* Start *
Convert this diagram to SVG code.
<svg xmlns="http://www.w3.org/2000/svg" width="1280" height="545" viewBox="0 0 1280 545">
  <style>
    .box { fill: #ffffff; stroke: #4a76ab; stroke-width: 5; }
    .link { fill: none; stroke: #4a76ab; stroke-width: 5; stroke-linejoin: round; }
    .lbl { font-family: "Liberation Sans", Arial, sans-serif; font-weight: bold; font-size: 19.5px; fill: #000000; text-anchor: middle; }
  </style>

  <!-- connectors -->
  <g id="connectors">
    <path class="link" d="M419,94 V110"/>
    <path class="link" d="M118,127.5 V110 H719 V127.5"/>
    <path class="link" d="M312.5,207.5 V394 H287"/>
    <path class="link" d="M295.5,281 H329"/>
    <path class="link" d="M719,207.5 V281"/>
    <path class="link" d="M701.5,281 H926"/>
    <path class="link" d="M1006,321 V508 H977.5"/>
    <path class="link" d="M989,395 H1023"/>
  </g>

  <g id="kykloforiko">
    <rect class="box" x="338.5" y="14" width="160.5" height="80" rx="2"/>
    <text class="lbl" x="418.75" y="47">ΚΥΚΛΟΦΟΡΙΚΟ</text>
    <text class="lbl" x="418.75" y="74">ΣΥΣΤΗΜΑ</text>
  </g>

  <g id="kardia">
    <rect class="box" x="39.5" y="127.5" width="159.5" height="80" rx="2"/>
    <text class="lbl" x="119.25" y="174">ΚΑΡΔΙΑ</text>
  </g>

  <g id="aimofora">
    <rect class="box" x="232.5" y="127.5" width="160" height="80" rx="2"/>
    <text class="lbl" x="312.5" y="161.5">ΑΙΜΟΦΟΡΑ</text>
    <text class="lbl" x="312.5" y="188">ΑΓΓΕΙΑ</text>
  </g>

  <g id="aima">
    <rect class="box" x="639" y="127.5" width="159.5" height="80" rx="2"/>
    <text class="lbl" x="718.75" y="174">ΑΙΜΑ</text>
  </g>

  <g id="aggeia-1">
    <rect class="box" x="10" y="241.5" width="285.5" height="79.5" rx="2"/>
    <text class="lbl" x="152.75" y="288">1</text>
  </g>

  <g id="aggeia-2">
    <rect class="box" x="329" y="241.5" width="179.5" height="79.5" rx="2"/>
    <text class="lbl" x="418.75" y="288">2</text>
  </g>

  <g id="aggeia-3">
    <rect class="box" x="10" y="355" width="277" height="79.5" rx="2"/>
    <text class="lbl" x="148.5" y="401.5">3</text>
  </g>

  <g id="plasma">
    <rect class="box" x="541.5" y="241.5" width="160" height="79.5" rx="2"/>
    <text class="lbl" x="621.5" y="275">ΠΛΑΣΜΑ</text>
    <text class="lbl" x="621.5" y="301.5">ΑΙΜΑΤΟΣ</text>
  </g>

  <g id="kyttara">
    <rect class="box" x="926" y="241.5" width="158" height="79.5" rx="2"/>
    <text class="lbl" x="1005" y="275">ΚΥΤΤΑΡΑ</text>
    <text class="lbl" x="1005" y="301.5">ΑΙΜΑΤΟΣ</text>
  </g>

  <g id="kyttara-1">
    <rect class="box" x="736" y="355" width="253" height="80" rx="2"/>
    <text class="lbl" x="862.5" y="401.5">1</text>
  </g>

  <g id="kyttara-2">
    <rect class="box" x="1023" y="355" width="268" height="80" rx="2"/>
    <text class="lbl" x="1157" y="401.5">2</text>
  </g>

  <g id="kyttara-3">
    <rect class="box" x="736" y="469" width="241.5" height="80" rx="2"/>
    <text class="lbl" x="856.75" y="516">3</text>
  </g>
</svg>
* End *
§ Short task
From the first line to the last, please quote the material above exactly.

§ Solution
Convert this diagram to SVG code.
<svg xmlns="http://www.w3.org/2000/svg" width="1280" height="545" viewBox="0 0 1280 545">
  <style>
    .box { fill: #ffffff; stroke: #4a76ab; stroke-width: 5; }
    .link { fill: none; stroke: #4a76ab; stroke-width: 5; stroke-linejoin: round; }
    .lbl { font-family: "Liberation Sans", Arial, sans-serif; font-weight: bold; font-size: 19.5px; fill: #000000; text-anchor: middle; }
  </style>

  <!-- connectors -->
  <g id="connectors">
    <path class="link" d="M419,94 V110"/>
    <path class="link" d="M118,127.5 V110 H719 V127.5"/>
    <path class="link" d="M312.5,207.5 V394 H287"/>
    <path class="link" d="M295.5,281 H329"/>
    <path class="link" d="M719,207.5 V281"/>
    <path class="link" d="M701.5,281 H926"/>
    <path class="link" d="M1006,321 V508 H977.5"/>
    <path class="link" d="M989,395 H1023"/>
  </g>

  <g id="kykloforiko">
    <rect class="box" x="338.5" y="14" width="160.5" height="80" rx="2"/>
    <text class="lbl" x="418.75" y="47">ΚΥΚΛΟΦΟΡΙΚΟ</text>
    <text class="lbl" x="418.75" y="74">ΣΥΣΤΗΜΑ</text>
  </g>

  <g id="kardia">
    <rect class="box" x="39.5" y="127.5" width="159.5" height="80" rx="2"/>
    <text class="lbl" x="119.25" y="174">ΚΑΡΔΙΑ</text>
  </g>

  <g id="aimofora">
    <rect class="box" x="232.5" y="127.5" width="160" height="80" rx="2"/>
    <text class="lbl" x="312.5" y="161.5">ΑΙΜΟΦΟΡΑ</text>
    <text class="lbl" x="312.5" y="188">ΑΓΓΕΙΑ</text>
  </g>

  <g id="aima">
    <rect class="box" x="639" y="127.5" width="159.5" height="80" rx="2"/>
    <text class="lbl" x="718.75" y="174">ΑΙΜΑ</text>
  </g>

  <g id="aggeia-1">
    <rect class="box" x="10" y="241.5" width="285.5" height="79.5" rx="2"/>
    <text class="lbl" x="152.75" y="288">1</text>
  </g>

  <g id="aggeia-2">
    <rect class="box" x="329" y="241.5" width="179.5" height="79.5" rx="2"/>
    <text class="lbl" x="418.75" y="288">2</text>
  </g>

  <g id="aggeia-3">
    <rect class="box" x="10" y="355" width="277" height="79.5" rx="2"/>
    <text class="lbl" x="148.5" y="401.5">3</text>
  </g>

  <g id="plasma">
    <rect class="box" x="541.5" y="241.5" width="160" height="79.5" rx="2"/>
    <text class="lbl" x="621.5" y="275">ΠΛΑΣΜΑ</text>
    <text class="lbl" x="621.5" y="301.5">ΑΙΜΑΤΟΣ</text>
  </g>

  <g id="kyttara">
    <rect class="box" x="926" y="241.5" width="158" height="79.5" rx="2"/>
    <text class="lbl" x="1005" y="275">ΚΥΤΤΑΡΑ</text>
    <text class="lbl" x="1005" y="301.5">ΑΙΜΑΤΟΣ</text>
  </g>

  <g id="kyttara-1">
    <rect class="box" x="736" y="355" width="253" height="80" rx="2"/>
    <text class="lbl" x="862.5" y="401.5">1</text>
  </g>

  <g id="kyttara-2">
    <rect class="box" x="1023" y="355" width="268" height="80" rx="2"/>
    <text class="lbl" x="1157" y="401.5">2</text>
  </g>

  <g id="kyttara-3">
    <rect class="box" x="736" y="469" width="241.5" height="80" rx="2"/>
    <text class="lbl" x="856.75" y="516">3</text>
  </g>
</svg>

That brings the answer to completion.